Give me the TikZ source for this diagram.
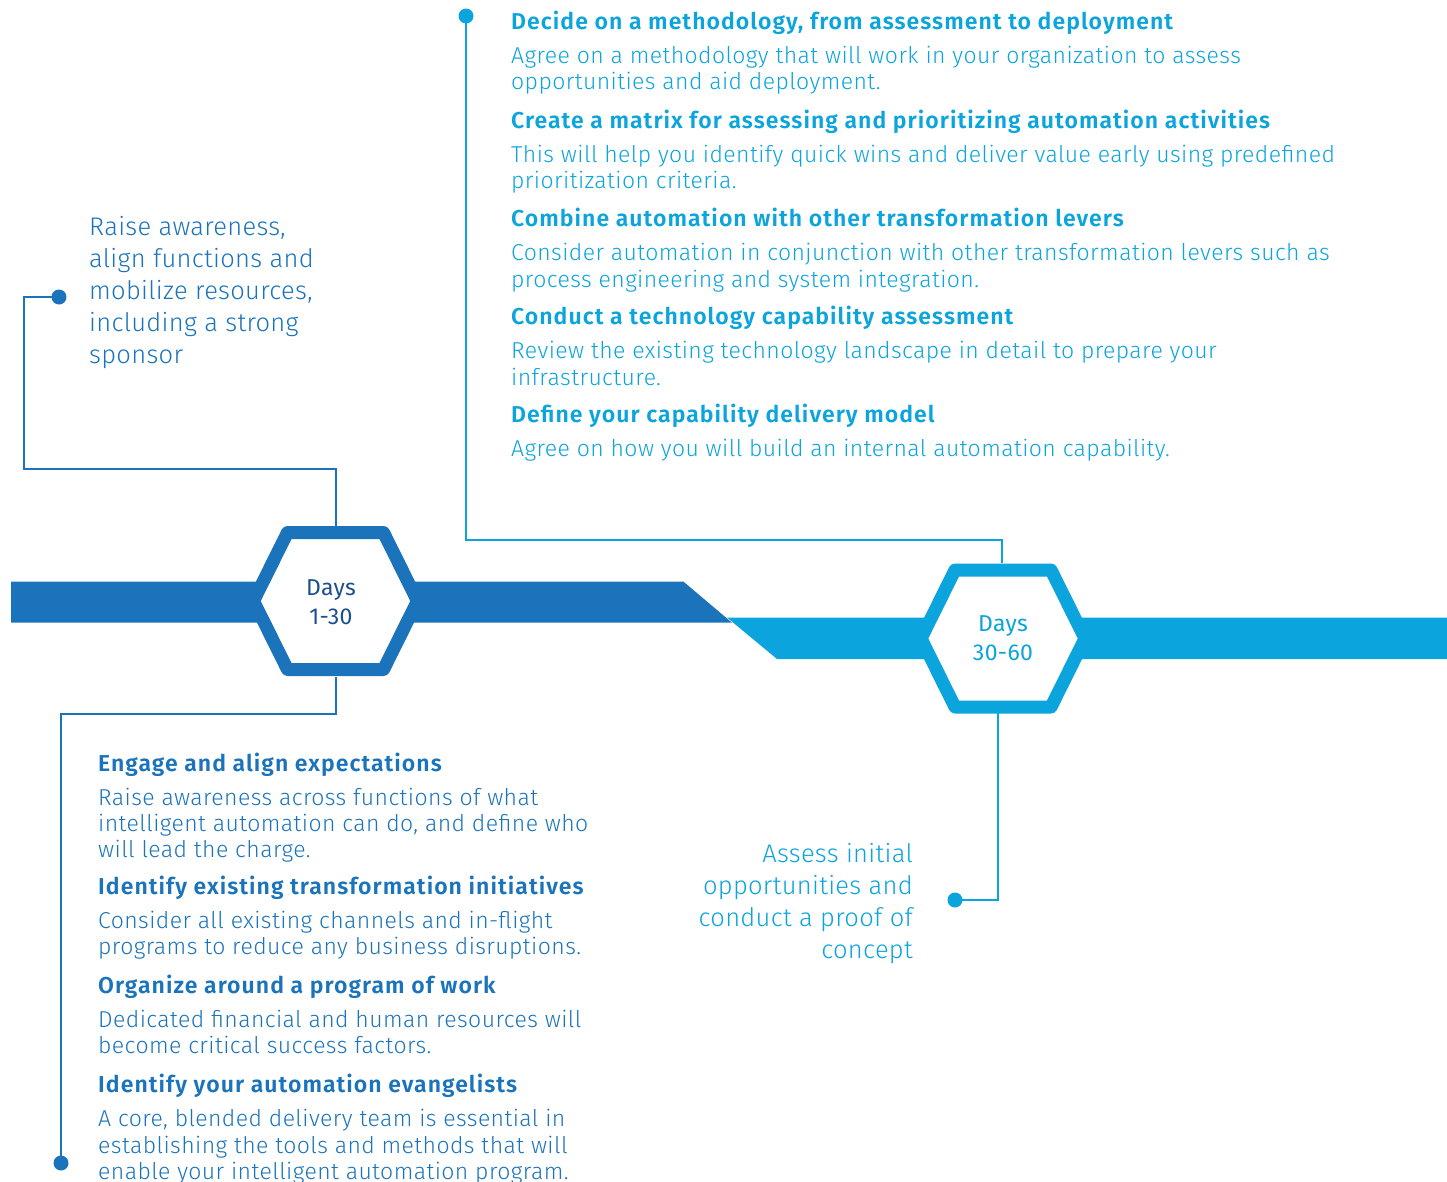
\documentclass[tikz,border=0pt]{standalone}
\usepackage{fontspec}
\setmainfont{Fira Sans Light}[LetterSpace=1.8]
\newfontfamily\headfont{Fira Sans SemiBold}[LetterSpace=4.5]
\newfontfamily\bigfont{Fira Sans Light}[LetterSpace=1.2]
\newfontfamily\regfont{Fira Sans}[LetterSpace=1.5]
\usetikzlibrary{backgrounds}
\definecolor{dkblue}{HTML}{1B74BB}
\definecolor{ltblue}{HTML}{0BA4DD}
\definecolor{navy}{HTML}{1D4F8F}
\newcommand{\itemtext}[3]{\parbox[t]{#1}{\raggedright\fontsize{23}{26.3}\selectfont{\headfont #2}\\[8pt]#3}}
\newcommand{\bigtext}[2]{\parbox[t]{300pt}{#1\bigfont\fontsize{25.5}{32}\selectfont #2}}
\begin{document}
\begin{tikzpicture}[x=1pt,y=-1pt,
  conn/.style={line width=2.5pt},
  dot/.style={circle,fill,inner sep=0pt,minimum size=15pt},
  hexlabel/.style={minimum width=166pt,minimum height=150pt,inner sep=0pt,align=center,font=\regfont\fontsize{23}{29}\selectfont},
  hexshape/.style={line width=13pt,line join=round,fill=white},
  blk/.style={anchor=base west,inner sep=0pt}]
\useasboundingbox (0,0) rectangle (1447,1181);

% ---------- texts and named nodes ----------
\node[hexlabel,text=navy] (hex1) at (331,602) {Days\\1-30};
\node[hexlabel,text=ltblue] (hex2) at (1003,638) {Days\\30-60};

\node[dot,dkblue] (d1) at (59,297) {};
\node[dot,dkblue] (d2) at (61,1163) {};
\node[dot,ltblue] (d3) at (466,16) {};
\node[dot,ltblue] (d4) at (955,900) {};

\coordinate (w1) at (24,469);
\coordinate (w2) at (61,714);
\coordinate (w3) at (466,540);

\node[blk,text=dkblue] (lt) at (89,235) {\bigtext{\raggedright}{Raise awareness,\\align functions and\\mobilize resources,\\including a strong\\sponsor}};
\node[anchor=base east,inner sep=0pt,text=ltblue] (rt) at (913,862) {\bigtext{\raggedleft}{Assess initial\\opportunities and\\conduct a proof of\\concept}};

\begin{scope}[text=ltblue]
\node[blk] (a1) at (511,29) {\itemtext{900pt}{Decide on a methodology, from assessment to deployment}{Agree on a methodology that will work in your organization to assess\\opportunities and aid deployment.}};
\node[blk] (a2) at (511,128) {\itemtext{900pt}{Create a matrix for assessing and prioritizing automation activities}{This will help you identify quick wins and deliver value early using predefined\\prioritization criteria.}};
\node[blk] (a3) at (511,226.5) {\itemtext{900pt}{Combine automation with other transformation levers}{Consider automation in conjunction with other transformation levers such as\\process engineering and system integration.}};
\node[blk] (a4) at (511,324.5) {\itemtext{900pt}{Conduct a technology capability assessment}{Review the existing technology landscape in detail to prepare your\\infrastructure.}};
\node[blk] (a5) at (511,422.5) {\itemtext{900pt}{Define your capability delivery model}{Agree on how you will build an internal automation capability.}};
\end{scope}

\begin{scope}[text=dkblue]
\node[blk] (b1) at (98,771) {\itemtext{700pt}{Engage and align expectations}{Raise awareness across functions of what\\intelligent automation can do, and define who\\will lead the charge.}};
\node[blk] (b2) at (98,894) {\itemtext{700pt}{Identify existing transformation initiatives}{Consider all existing channels and in-flight\\programs to reduce any business disruptions.}};
\node[blk] (b3) at (98,993) {\itemtext{700pt}{Organize around a program of work}{Dedicated financial and human resources will\\become critical success factors.}};
\node[blk] (b4) at (98,1092.5) {\itemtext{700pt}{Identify your automation evangelists}{A core, blended delivery team is essential in\\establishing the tools and methods that will\\enable your intelligent automation program.}};
\end{scope}

% ---------- background: bars, connectors, hexagons ----------
\begin{scope}[on background layer]
\fill[dkblue] (11,581.5) -- (683.3,581.5) -- (732,622.7) -- (11,622.7) -- cycle;
\fill[ltblue] (727,617.5) -- (1447,617.5) -- (1447,659) -- (777,659) -- cycle;

\draw[conn,dkblue] ([xshift=5pt]hex1.north) |- (w1) |- (d1.center);
\draw[conn,dkblue] ([xshift=5pt]hex1.south) |- (w2) -- (d2.center);
\draw[conn,ltblue] ([xshift=-1pt]hex2.north) |- (w3) -- (d3.center);
\draw[conn,ltblue] ([xshift=-5pt]hex2.south) |- (d4.center);

\begin{scope}[shift={(335.5,601)}]
\draw[hexshape,draw=dkblue] (-82,0) -- (-48,-68.5) -- (48,-68.5) -- (82,0) -- (48,68.5) -- (-48,68.5) -- cycle;
\end{scope}
\begin{scope}[shift={(1003,638.5)}]
\draw[hexshape,draw=ltblue] (-82,0) -- (-48,-68.5) -- (48,-68.5) -- (82,0) -- (48,68.5) -- (-48,68.5) -- cycle;
\end{scope}
\end{scope}
\end{tikzpicture}
\end{document}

----

What this task involves ▸ Quote in full the listing given above; the images are to be left out.

Exercise solution ▸
Give me the TikZ source for this diagram.
\documentclass[tikz,border=0pt]{standalone}
\usepackage{fontspec}
\setmainfont{Fira Sans Light}[LetterSpace=1.8]
\newfontfamily\headfont{Fira Sans SemiBold}[LetterSpace=4.5]
\newfontfamily\bigfont{Fira Sans Light}[LetterSpace=1.2]
\newfontfamily\regfont{Fira Sans}[LetterSpace=1.5]
\usetikzlibrary{backgrounds}
\definecolor{dkblue}{HTML}{1B74BB}
\definecolor{ltblue}{HTML}{0BA4DD}
\definecolor{navy}{HTML}{1D4F8F}
\newcommand{\itemtext}[3]{\parbox[t]{#1}{\raggedright\fontsize{23}{26.3}\selectfont{\headfont #2}\\[8pt]#3}}
\newcommand{\bigtext}[2]{\parbox[t]{300pt}{#1\bigfont\fontsize{25.5}{32}\selectfont #2}}
\begin{document}
\begin{tikzpicture}[x=1pt,y=-1pt,
  conn/.style={line width=2.5pt},
  dot/.style={circle,fill,inner sep=0pt,minimum size=15pt},
  hexlabel/.style={minimum width=166pt,minimum height=150pt,inner sep=0pt,align=center,font=\regfont\fontsize{23}{29}\selectfont},
  hexshape/.style={line width=13pt,line join=round,fill=white},
  blk/.style={anchor=base west,inner sep=0pt}]
\useasboundingbox (0,0) rectangle (1447,1181);

% ---------- texts and named nodes ----------
\node[hexlabel,text=navy] (hex1) at (331,602) {Days\\1-30};
\node[hexlabel,text=ltblue] (hex2) at (1003,638) {Days\\30-60};

\node[dot,dkblue] (d1) at (59,297) {};
\node[dot,dkblue] (d2) at (61,1163) {};
\node[dot,ltblue] (d3) at (466,16) {};
\node[dot,ltblue] (d4) at (955,900) {};

\coordinate (w1) at (24,469);
\coordinate (w2) at (61,714);
\coordinate (w3) at (466,540);

\node[blk,text=dkblue] (lt) at (89,235) {\bigtext{\raggedright}{Raise awareness,\\align functions and\\mobilize resources,\\including a strong\\sponsor}};
\node[anchor=base east,inner sep=0pt,text=ltblue] (rt) at (913,862) {\bigtext{\raggedleft}{Assess initial\\opportunities and\\conduct a proof of\\concept}};

\begin{scope}[text=ltblue]
\node[blk] (a1) at (511,29) {\itemtext{900pt}{Decide on a methodology, from assessment to deployment}{Agree on a methodology that will work in your organization to assess\\opportunities and aid deployment.}};
\node[blk] (a2) at (511,128) {\itemtext{900pt}{Create a matrix for assessing and prioritizing automation activities}{This will help you identify quick wins and deliver value early using predefined\\prioritization criteria.}};
\node[blk] (a3) at (511,226.5) {\itemtext{900pt}{Combine automation with other transformation levers}{Consider automation in conjunction with other transformation levers such as\\process engineering and system integration.}};
\node[blk] (a4) at (511,324.5) {\itemtext{900pt}{Conduct a technology capability assessment}{Review the existing technology landscape in detail to prepare your\\infrastructure.}};
\node[blk] (a5) at (511,422.5) {\itemtext{900pt}{Define your capability delivery model}{Agree on how you will build an internal automation capability.}};
\end{scope}

\begin{scope}[text=dkblue]
\node[blk] (b1) at (98,771) {\itemtext{700pt}{Engage and align expectations}{Raise awareness across functions of what\\intelligent automation can do, and define who\\will lead the charge.}};
\node[blk] (b2) at (98,894) {\itemtext{700pt}{Identify existing transformation initiatives}{Consider all existing channels and in-flight\\programs to reduce any business disruptions.}};
\node[blk] (b3) at (98,993) {\itemtext{700pt}{Organize around a program of work}{Dedicated financial and human resources will\\become critical success factors.}};
\node[blk] (b4) at (98,1092.5) {\itemtext{700pt}{Identify your automation evangelists}{A core, blended delivery team is essential in\\establishing the tools and methods that will\\enable your intelligent automation program.}};
\end{scope}

% ---------- background: bars, connectors, hexagons ----------
\begin{scope}[on background layer]
\fill[dkblue] (11,581.5) -- (683.3,581.5) -- (732,622.7) -- (11,622.7) -- cycle;
\fill[ltblue] (727,617.5) -- (1447,617.5) -- (1447,659) -- (777,659) -- cycle;

\draw[conn,dkblue] ([xshift=5pt]hex1.north) |- (w1) |- (d1.center);
\draw[conn,dkblue] ([xshift=5pt]hex1.south) |- (w2) -- (d2.center);
\draw[conn,ltblue] ([xshift=-1pt]hex2.north) |- (w3) -- (d3.center);
\draw[conn,ltblue] ([xshift=-5pt]hex2.south) |- (d4.center);

\begin{scope}[shift={(335.5,601)}]
\draw[hexshape,draw=dkblue] (-82,0) -- (-48,-68.5) -- (48,-68.5) -- (82,0) -- (48,68.5) -- (-48,68.5) -- cycle;
\end{scope}
\begin{scope}[shift={(1003,638.5)}]
\draw[hexshape,draw=ltblue] (-82,0) -- (-48,-68.5) -- (48,-68.5) -- (82,0) -- (48,68.5) -- (-48,68.5) -- cycle;
\end{scope}
\end{scope}
\end{tikzpicture}
\end{document}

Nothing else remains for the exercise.